#### Supplied information ####

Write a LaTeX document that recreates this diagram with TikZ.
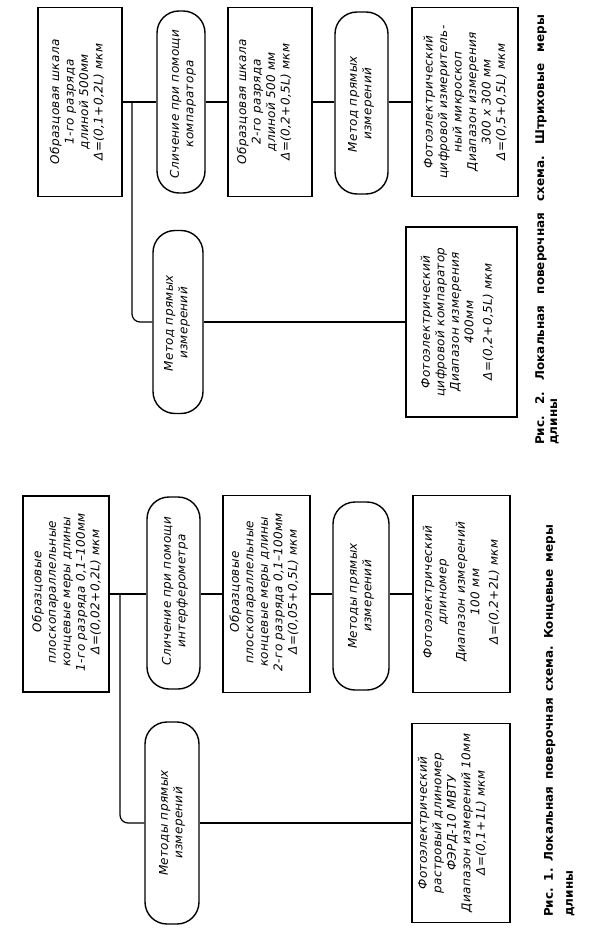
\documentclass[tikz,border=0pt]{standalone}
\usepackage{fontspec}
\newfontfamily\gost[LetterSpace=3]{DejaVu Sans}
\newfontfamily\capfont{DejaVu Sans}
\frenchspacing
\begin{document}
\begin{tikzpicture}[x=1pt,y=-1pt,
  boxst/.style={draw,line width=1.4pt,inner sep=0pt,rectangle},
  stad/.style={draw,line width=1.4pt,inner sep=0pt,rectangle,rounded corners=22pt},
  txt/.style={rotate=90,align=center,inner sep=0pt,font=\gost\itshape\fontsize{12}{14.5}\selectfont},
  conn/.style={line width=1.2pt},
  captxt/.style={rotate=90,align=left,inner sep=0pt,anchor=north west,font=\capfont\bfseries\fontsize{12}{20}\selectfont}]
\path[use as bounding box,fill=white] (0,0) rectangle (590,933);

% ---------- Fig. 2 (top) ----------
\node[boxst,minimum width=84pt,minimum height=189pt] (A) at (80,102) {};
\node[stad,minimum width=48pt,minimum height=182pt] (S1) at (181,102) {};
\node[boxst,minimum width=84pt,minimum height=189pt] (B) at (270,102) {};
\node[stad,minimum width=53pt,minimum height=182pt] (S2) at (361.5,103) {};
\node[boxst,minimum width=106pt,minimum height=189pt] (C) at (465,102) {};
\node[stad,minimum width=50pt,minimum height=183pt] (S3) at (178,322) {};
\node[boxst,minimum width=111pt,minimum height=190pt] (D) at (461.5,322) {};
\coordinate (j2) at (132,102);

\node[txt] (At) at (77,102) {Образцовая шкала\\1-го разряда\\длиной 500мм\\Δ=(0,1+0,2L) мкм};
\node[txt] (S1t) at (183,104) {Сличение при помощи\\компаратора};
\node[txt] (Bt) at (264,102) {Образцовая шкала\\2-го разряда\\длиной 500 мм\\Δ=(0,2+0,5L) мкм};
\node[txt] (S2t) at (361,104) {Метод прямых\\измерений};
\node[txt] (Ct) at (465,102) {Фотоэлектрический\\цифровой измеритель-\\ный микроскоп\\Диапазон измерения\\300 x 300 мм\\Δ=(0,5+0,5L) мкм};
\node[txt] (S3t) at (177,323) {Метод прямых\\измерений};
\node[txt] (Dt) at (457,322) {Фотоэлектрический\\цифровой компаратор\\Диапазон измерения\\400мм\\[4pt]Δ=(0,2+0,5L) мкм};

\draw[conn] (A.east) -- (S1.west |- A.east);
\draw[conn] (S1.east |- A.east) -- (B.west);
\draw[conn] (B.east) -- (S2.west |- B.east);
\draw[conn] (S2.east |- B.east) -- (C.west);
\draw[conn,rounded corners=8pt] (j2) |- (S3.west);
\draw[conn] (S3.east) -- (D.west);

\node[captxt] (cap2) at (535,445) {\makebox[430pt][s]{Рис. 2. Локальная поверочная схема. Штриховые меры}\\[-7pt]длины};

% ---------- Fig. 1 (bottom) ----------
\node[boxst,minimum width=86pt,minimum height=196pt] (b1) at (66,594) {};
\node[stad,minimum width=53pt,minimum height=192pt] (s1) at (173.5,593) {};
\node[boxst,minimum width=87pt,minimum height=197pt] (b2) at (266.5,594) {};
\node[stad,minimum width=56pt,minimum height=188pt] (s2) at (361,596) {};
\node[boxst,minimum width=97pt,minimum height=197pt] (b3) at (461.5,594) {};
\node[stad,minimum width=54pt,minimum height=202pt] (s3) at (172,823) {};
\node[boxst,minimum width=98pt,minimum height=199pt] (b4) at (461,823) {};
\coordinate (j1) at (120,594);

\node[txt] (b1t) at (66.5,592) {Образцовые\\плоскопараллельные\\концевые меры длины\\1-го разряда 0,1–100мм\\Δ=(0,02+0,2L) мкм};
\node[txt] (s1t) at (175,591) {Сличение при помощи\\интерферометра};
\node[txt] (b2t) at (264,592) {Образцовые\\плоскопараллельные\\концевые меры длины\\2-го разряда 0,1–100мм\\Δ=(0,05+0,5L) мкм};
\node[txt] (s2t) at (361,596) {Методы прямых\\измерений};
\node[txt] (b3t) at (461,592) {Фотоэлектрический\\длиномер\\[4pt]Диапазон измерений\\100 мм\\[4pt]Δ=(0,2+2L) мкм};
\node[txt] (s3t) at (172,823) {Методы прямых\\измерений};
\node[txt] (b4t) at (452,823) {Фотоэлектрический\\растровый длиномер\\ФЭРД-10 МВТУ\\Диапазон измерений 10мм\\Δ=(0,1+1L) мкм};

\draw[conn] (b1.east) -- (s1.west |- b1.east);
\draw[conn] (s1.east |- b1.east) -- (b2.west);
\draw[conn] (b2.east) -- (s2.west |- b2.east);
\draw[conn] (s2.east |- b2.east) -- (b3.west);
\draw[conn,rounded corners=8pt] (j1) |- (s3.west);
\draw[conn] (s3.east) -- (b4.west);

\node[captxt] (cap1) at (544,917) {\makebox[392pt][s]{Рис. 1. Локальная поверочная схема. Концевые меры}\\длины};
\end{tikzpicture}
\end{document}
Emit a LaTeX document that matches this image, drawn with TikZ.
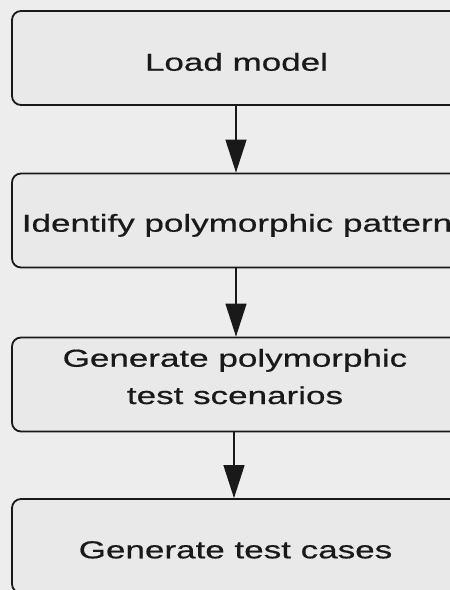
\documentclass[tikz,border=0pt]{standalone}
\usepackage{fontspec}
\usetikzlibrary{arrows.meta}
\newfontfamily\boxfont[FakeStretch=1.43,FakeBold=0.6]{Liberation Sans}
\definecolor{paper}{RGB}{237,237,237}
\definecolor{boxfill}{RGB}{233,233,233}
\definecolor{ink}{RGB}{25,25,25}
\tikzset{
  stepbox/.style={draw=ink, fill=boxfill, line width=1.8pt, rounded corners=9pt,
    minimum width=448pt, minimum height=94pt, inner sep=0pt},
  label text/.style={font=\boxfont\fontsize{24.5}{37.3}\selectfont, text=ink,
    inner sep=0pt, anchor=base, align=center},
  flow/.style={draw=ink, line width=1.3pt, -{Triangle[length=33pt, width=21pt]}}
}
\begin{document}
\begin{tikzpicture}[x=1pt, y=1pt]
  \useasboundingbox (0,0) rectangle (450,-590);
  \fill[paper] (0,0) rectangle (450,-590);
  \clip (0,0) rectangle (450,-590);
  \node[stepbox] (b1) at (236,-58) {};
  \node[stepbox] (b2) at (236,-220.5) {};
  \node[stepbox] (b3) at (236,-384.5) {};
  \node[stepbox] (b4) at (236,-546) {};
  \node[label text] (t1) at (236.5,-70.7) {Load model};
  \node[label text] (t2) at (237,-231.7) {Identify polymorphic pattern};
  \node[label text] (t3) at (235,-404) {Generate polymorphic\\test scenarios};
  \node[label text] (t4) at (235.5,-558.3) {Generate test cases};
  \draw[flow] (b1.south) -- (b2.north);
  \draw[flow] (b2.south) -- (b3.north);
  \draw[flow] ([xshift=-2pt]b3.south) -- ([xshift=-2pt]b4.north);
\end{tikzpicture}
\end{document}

####

> _What needs to be done_
Repeat the listing above exactly, with no pictures.

> _Result for this task_
Write a LaTeX document that recreates this diagram with TikZ.
\documentclass[tikz,border=0pt]{standalone}
\usepackage{fontspec}
\newfontfamily\gost[LetterSpace=3]{DejaVu Sans}
\newfontfamily\capfont{DejaVu Sans}
\frenchspacing
\begin{document}
\begin{tikzpicture}[x=1pt,y=-1pt,
  boxst/.style={draw,line width=1.4pt,inner sep=0pt,rectangle},
  stad/.style={draw,line width=1.4pt,inner sep=0pt,rectangle,rounded corners=22pt},
  txt/.style={rotate=90,align=center,inner sep=0pt,font=\gost\itshape\fontsize{12}{14.5}\selectfont},
  conn/.style={line width=1.2pt},
  captxt/.style={rotate=90,align=left,inner sep=0pt,anchor=north west,font=\capfont\bfseries\fontsize{12}{20}\selectfont}]
\path[use as bounding box,fill=white] (0,0) rectangle (590,933);

% ---------- Fig. 2 (top) ----------
\node[boxst,minimum width=84pt,minimum height=189pt] (A) at (80,102) {};
\node[stad,minimum width=48pt,minimum height=182pt] (S1) at (181,102) {};
\node[boxst,minimum width=84pt,minimum height=189pt] (B) at (270,102) {};
\node[stad,minimum width=53pt,minimum height=182pt] (S2) at (361.5,103) {};
\node[boxst,minimum width=106pt,minimum height=189pt] (C) at (465,102) {};
\node[stad,minimum width=50pt,minimum height=183pt] (S3) at (178,322) {};
\node[boxst,minimum width=111pt,minimum height=190pt] (D) at (461.5,322) {};
\coordinate (j2) at (132,102);

\node[txt] (At) at (77,102) {Образцовая шкала\\1-го разряда\\длиной 500мм\\Δ=(0,1+0,2L) мкм};
\node[txt] (S1t) at (183,104) {Сличение при помощи\\компаратора};
\node[txt] (Bt) at (264,102) {Образцовая шкала\\2-го разряда\\длиной 500 мм\\Δ=(0,2+0,5L) мкм};
\node[txt] (S2t) at (361,104) {Метод прямых\\измерений};
\node[txt] (Ct) at (465,102) {Фотоэлектрический\\цифровой измеритель-\\ный микроскоп\\Диапазон измерения\\300 x 300 мм\\Δ=(0,5+0,5L) мкм};
\node[txt] (S3t) at (177,323) {Метод прямых\\измерений};
\node[txt] (Dt) at (457,322) {Фотоэлектрический\\цифровой компаратор\\Диапазон измерения\\400мм\\[4pt]Δ=(0,2+0,5L) мкм};

\draw[conn] (A.east) -- (S1.west |- A.east);
\draw[conn] (S1.east |- A.east) -- (B.west);
\draw[conn] (B.east) -- (S2.west |- B.east);
\draw[conn] (S2.east |- B.east) -- (C.west);
\draw[conn,rounded corners=8pt] (j2) |- (S3.west);
\draw[conn] (S3.east) -- (D.west);

\node[captxt] (cap2) at (535,445) {\makebox[430pt][s]{Рис. 2. Локальная поверочная схема. Штриховые меры}\\[-7pt]длины};

% ---------- Fig. 1 (bottom) ----------
\node[boxst,minimum width=86pt,minimum height=196pt] (b1) at (66,594) {};
\node[stad,minimum width=53pt,minimum height=192pt] (s1) at (173.5,593) {};
\node[boxst,minimum width=87pt,minimum height=197pt] (b2) at (266.5,594) {};
\node[stad,minimum width=56pt,minimum height=188pt] (s2) at (361,596) {};
\node[boxst,minimum width=97pt,minimum height=197pt] (b3) at (461.5,594) {};
\node[stad,minimum width=54pt,minimum height=202pt] (s3) at (172,823) {};
\node[boxst,minimum width=98pt,minimum height=199pt] (b4) at (461,823) {};
\coordinate (j1) at (120,594);

\node[txt] (b1t) at (66.5,592) {Образцовые\\плоскопараллельные\\концевые меры длины\\1-го разряда 0,1–100мм\\Δ=(0,02+0,2L) мкм};
\node[txt] (s1t) at (175,591) {Сличение при помощи\\интерферометра};
\node[txt] (b2t) at (264,592) {Образцовые\\плоскопараллельные\\концевые меры длины\\2-го разряда 0,1–100мм\\Δ=(0,05+0,5L) мкм};
\node[txt] (s2t) at (361,596) {Методы прямых\\измерений};
\node[txt] (b3t) at (461,592) {Фотоэлектрический\\длиномер\\[4pt]Диапазон измерений\\100 мм\\[4pt]Δ=(0,2+2L) мкм};
\node[txt] (s3t) at (172,823) {Методы прямых\\измерений};
\node[txt] (b4t) at (452,823) {Фотоэлектрический\\растровый длиномер\\ФЭРД-10 МВТУ\\Диапазон измерений 10мм\\Δ=(0,1+1L) мкм};

\draw[conn] (b1.east) -- (s1.west |- b1.east);
\draw[conn] (s1.east |- b1.east) -- (b2.west);
\draw[conn] (b2.east) -- (s2.west |- b2.east);
\draw[conn] (s2.east |- b2.east) -- (b3.west);
\draw[conn,rounded corners=8pt] (j1) |- (s3.west);
\draw[conn] (s3.east) -- (b4.west);

\node[captxt] (cap1) at (544,917) {\makebox[392pt][s]{Рис. 1. Локальная поверочная схема. Концевые меры}\\длины};
\end{tikzpicture}
\end{document}
Emit a LaTeX document that matches this image, drawn with TikZ.
\documentclass[tikz,border=0pt]{standalone}
\usepackage{fontspec}
\usetikzlibrary{arrows.meta}
\newfontfamily\boxfont[FakeStretch=1.43,FakeBold=0.6]{Liberation Sans}
\definecolor{paper}{RGB}{237,237,237}
\definecolor{boxfill}{RGB}{233,233,233}
\definecolor{ink}{RGB}{25,25,25}
\tikzset{
  stepbox/.style={draw=ink, fill=boxfill, line width=1.8pt, rounded corners=9pt,
    minimum width=448pt, minimum height=94pt, inner sep=0pt},
  label text/.style={font=\boxfont\fontsize{24.5}{37.3}\selectfont, text=ink,
    inner sep=0pt, anchor=base, align=center},
  flow/.style={draw=ink, line width=1.3pt, -{Triangle[length=33pt, width=21pt]}}
}
\begin{document}
\begin{tikzpicture}[x=1pt, y=1pt]
  \useasboundingbox (0,0) rectangle (450,-590);
  \fill[paper] (0,0) rectangle (450,-590);
  \clip (0,0) rectangle (450,-590);
  \node[stepbox] (b1) at (236,-58) {};
  \node[stepbox] (b2) at (236,-220.5) {};
  \node[stepbox] (b3) at (236,-384.5) {};
  \node[stepbox] (b4) at (236,-546) {};
  \node[label text] (t1) at (236.5,-70.7) {Load model};
  \node[label text] (t2) at (237,-231.7) {Identify polymorphic pattern};
  \node[label text] (t3) at (235,-404) {Generate polymorphic\\test scenarios};
  \node[label text] (t4) at (235.5,-558.3) {Generate test cases};
  \draw[flow] (b1.south) -- (b2.north);
  \draw[flow] (b2.south) -- (b3.north);
  \draw[flow] ([xshift=-2pt]b3.south) -- ([xshift=-2pt]b4.north);
\end{tikzpicture}
\end{document}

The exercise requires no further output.